The ACLU website, somewhat to my surprise, has an unexpectedly interesting blog commentary on the nature of bureaucracies. Though it talks about the national security state, it applies quite well to the land management state too, in my opinion:
https://www.aclu.org/blog/technology-and-liberty-national-security-crimi...
My issue is that Section 124 specifically noted that a specific NAS study was to be considered in making the decision, and I haven't seen anything that suggests that Salazar considered it. In his memo he only referred to NPS studies.
Also - Ken Salazar is a "he". The current Secretary of the Interior is a "she" though.
Didn't Sally Jewell adhere to Ken Salazar's decision? I assume she could have overturned it once she assumed office.
Even if it's all about him and not her, appellate decisions usually refer to the current secretary, so that's why I said "she." But if he decided and she had no say in it on assuming the post, maybe "he" would be better.
Jewell has recused herself.
Kurt, you don't seem to be responding to the substance of my point. Perhaps I was unclear.
I stand corrected on the "Solicitor's report" (which is not a report but a short letter from field solicitor Mihan) being from Interior and not NPS, but that's hardly a crucial distinction. The point is that it's very thin gruel when debating the legislative history. It was written in 2004 for dubious reasons, and relies solely on the one sentence from the House Report that is your second example.
As Judge Watford explains, that sentence from the House Report has been misinterpreted by the Park Service (most likely intentionally). Judge Watford provides a legal citation in support of his point that the sentence from House report and thus the Mihan letter "is in no way anchored in the text of the statute."
The link you provided for the House Report is a link to a Park Service document that contains that same sentence, not to the House Report itself.
I made no claim that the 9th Circuit decision was engineered by NPS and I can't imagine how you got that impression.
When it comes to the legislative history, it is absolutely appropriate to pay attention to "decades-old legislative pronouncements." That IS the record. The Park Service is trying to rewrite that historical record, as Judge Watford has, appropriately, pointed out.
Judge McKeown's quote above does nothing to dispute Judge Watford's analysis, and in fact it fits his characterization of "hand-waving" quite nicely.
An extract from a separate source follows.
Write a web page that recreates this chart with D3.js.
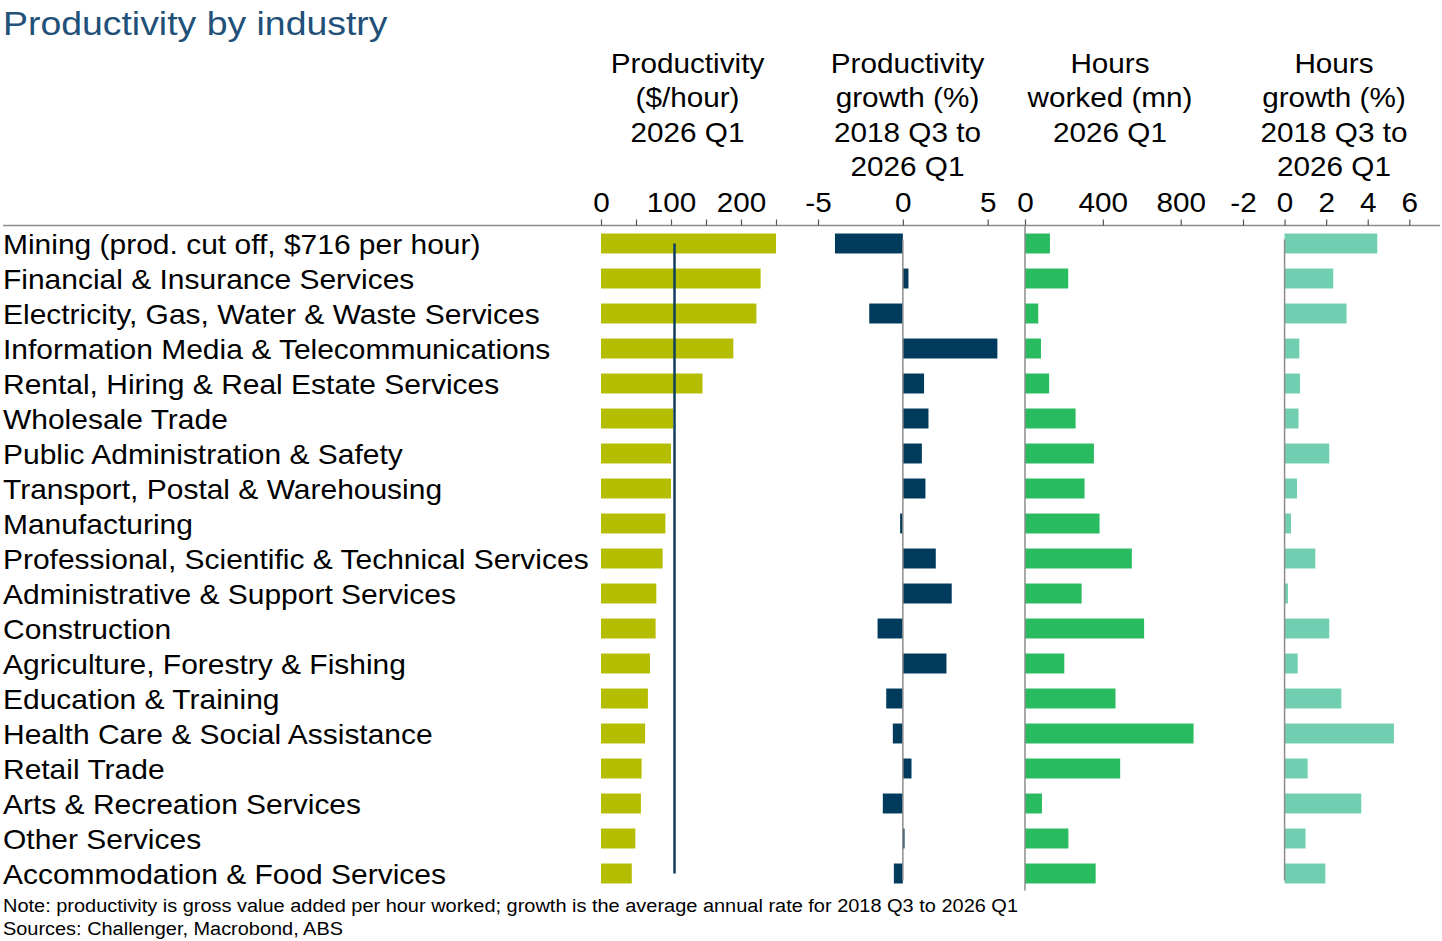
<!DOCTYPE html>
<html><head><meta charset="utf-8">
<script src="https://cdn.jsdelivr.net/npm/d3@7"></script>
<style>
body{margin:0;background:#fff}
svg{display:block}
text{font-family:"Liberation Sans",Arial,Helvetica,sans-serif;fill:#000}
</style>
</head><body>
<svg id="chart" width="1442" height="941"></svg>
<script>
// ---------- DATA ----------
const categories = [
  "Mining (prod. cut off, $716 per hour)",
  "Financial & Insurance Services",
  "Electricity, Gas, Water & Waste Services",
  "Information Media & Telecommunications",
  "Rental, Hiring & Real Estate Services",
  "Wholesale Trade",
  "Public Administration & Safety",
  "Transport, Postal & Warehousing",
  "Manufacturing",
  "Professional, Scientific & Technical Services",
  "Administrative & Support Services",
  "Construction",
  "Agriculture, Forestry & Fishing",
  "Education & Training",
  "Health Care & Social Assistance",
  "Retail Trade",
  "Arts & Recreation Services",
  "Other Services",
  "Accommodation & Food Services"
];
const productivity = [716, 228, 222, 189, 145, 103, 100, 100, 92, 88, 79, 78, 70, 67, 63, 58, 57, 49, 44];
const productivityAverage = 105;
const productivityGrowth = [-4.0, 0.33, -1.98, 5.57, 1.25, 1.51, 1.12, 1.33, -0.16, 1.94, 2.88, -1.49, 2.57, -0.98, -0.59, 0.51, -1.18, 0.1, -0.53];
const hoursWorked = [128, 222, 68, 82, 124, 260, 354, 306, 383, 549, 291, 612, 202, 465, 866, 489, 87, 223, 363];
const hoursGrowth = [4.46, 2.34, 2.98, 0.71, 0.74, 0.67, 2.15, 0.6, 0.31, 1.48, 0.16, 2.15, 0.63, 2.73, 5.26, 1.11, 3.69, 1.01, 1.96];

const productivityTicks = [0, 50, 100, 150, 200, 250];
const productivityTickLabels = [0, 100, 200];
const productivityGrowthTicks = [-5, 0, 5];
const hoursWorkedTicks = [0, 400, 800];
const hoursGrowthTicks = [-2, 0, 2, 4, 6];

const headerProductivity = ["Productivity", "($/hour)", "2026 Q1"];
const headerProductivityGrowth = ["Productivity", "growth (%)", "2018 Q3 to", "2026 Q1"];
const headerHoursWorked = ["Hours", "worked (mn)", "2026 Q1"];
const headerHoursGrowth = ["Hours", "growth (%)", "2018 Q3 to", "2026 Q1"];

const title = "Productivity by industry";
const note = "Note: productivity is gross value added per hour worked; growth is the average annual rate for 2018 Q3 to 2026 Q1";
const sources = "Sources: Challenger, Macrobond, ABS";

// ---------- LAYOUT ----------
const svg = d3.select("#chart");
const SX = 1.1;           // horizontal stretch of the reference typography
const SXL = 1.11;
const axisY = 225.5;

const y = d3.scaleBand().domain(categories).range([226, 891]).paddingInner(0.43).paddingOuter(0.215);
const yc = c => y(c) + y.bandwidth() / 2;

const x1 = d3.scaleLinear().domain([0, 250]).range([601, 776]).clamp(true);
const x2 = d3.scaleLinear().domain([-5, 5]).range([818, 987.7]);
const x3 = d3.scaleLinear().domain([0, 800]).range([1025, 1180.7]);
const x4 = d3.scaleLinear().domain([-2, 6]).range([1243, 1409.3]);

function stretchText(sel, x, yy, s) {
  return sel.attr("transform", `translate(${x},${yy}) scale(${s || SX},1)`);
}

// Title
stretchText(svg.append("text").text(title), 3, 35, 1.1)
  .attr("font-size", 34).style("fill", "#215078");

// Headers
const headers = [
  {lines: headerProductivity, cx: 687.5},
  {lines: headerProductivityGrowth, cx: 907.5},
  {lines: headerHoursWorked, cx: 1110},
  {lines: headerHoursGrowth, cx: 1334}
];
headers.forEach(h => {
  h.lines.forEach((ln, i) => {
    stretchText(svg.append("text").text(ln), h.cx, 73 + i * 34.3)
      .attr("text-anchor", "middle").attr("font-size", 27);
  });
});

// Axis line across the whole chart
svg.append("line").attr("x1", 3).attr("x2", 1440).attr("y1", axisY).attr("y2", axisY)
  .attr("stroke", "#8c8c8c").attr("stroke-width", 1.5);

function drawAxis(scale, ticks, labels) {
  const g = svg.append("g").attr("transform", `translate(0,${axisY})`)
    .call(d3.axisTop(scale).tickValues(ticks).tickSize(6).tickPadding(7.5)
      .tickFormat(d => labels.includes(d) ? String(d) : ""));
  g.select(".domain").remove();
  g.selectAll(".tick line").attr("stroke", "#555").attr("stroke-width", 1.2);
  g.selectAll(".tick text").attr("font-size", 27).attr("fill", "#000")
    .attr("font-family", '"Liberation Sans",Arial,sans-serif')
    .attr("transform", `scale(${SX},1)`);
}
drawAxis(x1, productivityTicks, productivityTickLabels);
drawAxis(x2, productivityGrowthTicks, productivityGrowthTicks);
drawAxis(x3, hoursWorkedTicks, hoursWorkedTicks);
drawAxis(x4, hoursGrowthTicks, hoursGrowthTicks);

// Category labels
svg.append("g").selectAll("text").data(categories).join("text")
  .text(d => d)
  .attr("font-size", 27)
  .attr("transform", d => `translate(3,${yc(d) + 10.5}) scale(${SXL},1)`);

// Bars helper
function bars(values, scale, color) {
  svg.append("g").selectAll("rect").data(values).join("rect")
    .attr("x", d => Math.min(scale(0), scale(d)))
    .attr("width", d => Math.abs(scale(d) - scale(0)))
    .attr("y", (d, i) => y(categories[i]))
    .attr("height", y.bandwidth())
    .attr("fill", color);
}

bars(productivity, x1, "#b5bd00");
bars(productivityGrowth, x2, "#003a5d");
bars(hoursWorked, x3, "#28bb5f");
bars(hoursGrowth, x4, "#6fcfb0");

// Zero lines
const first = yc(categories[0]) - 4, last = yc(categories[categories.length - 1]) + 7;
svg.append("line").attr("x1", x2(0)).attr("x2", x2(0)).attr("y1", first).attr("y2", last)
  .attr("stroke", "#8c8c8c").attr("stroke-width", 1.5);
svg.append("line").attr("x1", x3(0)).attr("x2", x3(0)).attr("y1", axisY).attr("y2", last + 10)
  .attr("stroke", "#8c8c8c").attr("stroke-width", 1.5);
svg.append("line").attr("x1", x4(0)).attr("x2", x4(0)).attr("y1", first).attr("y2", last)
  .attr("stroke", "#8c8c8c").attr("stroke-width", 1.5);

// Average productivity line
svg.append("line")
  .attr("x1", x1(productivityAverage)).attr("x2", x1(productivityAverage))
  .attr("y1", yc(categories[0])).attr("y2", yc(categories[categories.length - 1]))
  .attr("stroke", "#0e3f5f").attr("stroke-width", 2.5);

// Footnotes
svg.append("text").text(note).attr("x", 3).attr("y", 912).attr("font-size", 18)
  .attr("textLength", 1015).attr("lengthAdjust", "spacingAndGlyphs");
svg.append("text").text(sources).attr("x", 3).attr("y", 935).attr("font-size", 18)
  .attr("textLength", 340).attr("lengthAdjust", "spacingAndGlyphs");
</script>
</body></html>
Whether or not Judge Watford's analysis is correct is entirely separate from the fact that his was the minority opinion. I'm not arguing from authority here, I used Judge Watford's quotes because I think they provide an excellent summary of the relevant facts.
I am not challenging your objectivity, Kurt. I am challenging your facts. The House Report, the Mihan letter, and the blather Salazar left in his wake, do not make up "the record." There is a real legislative history here, and every serious analysis of that history supports the reading that the oyster farm was always intended to stay.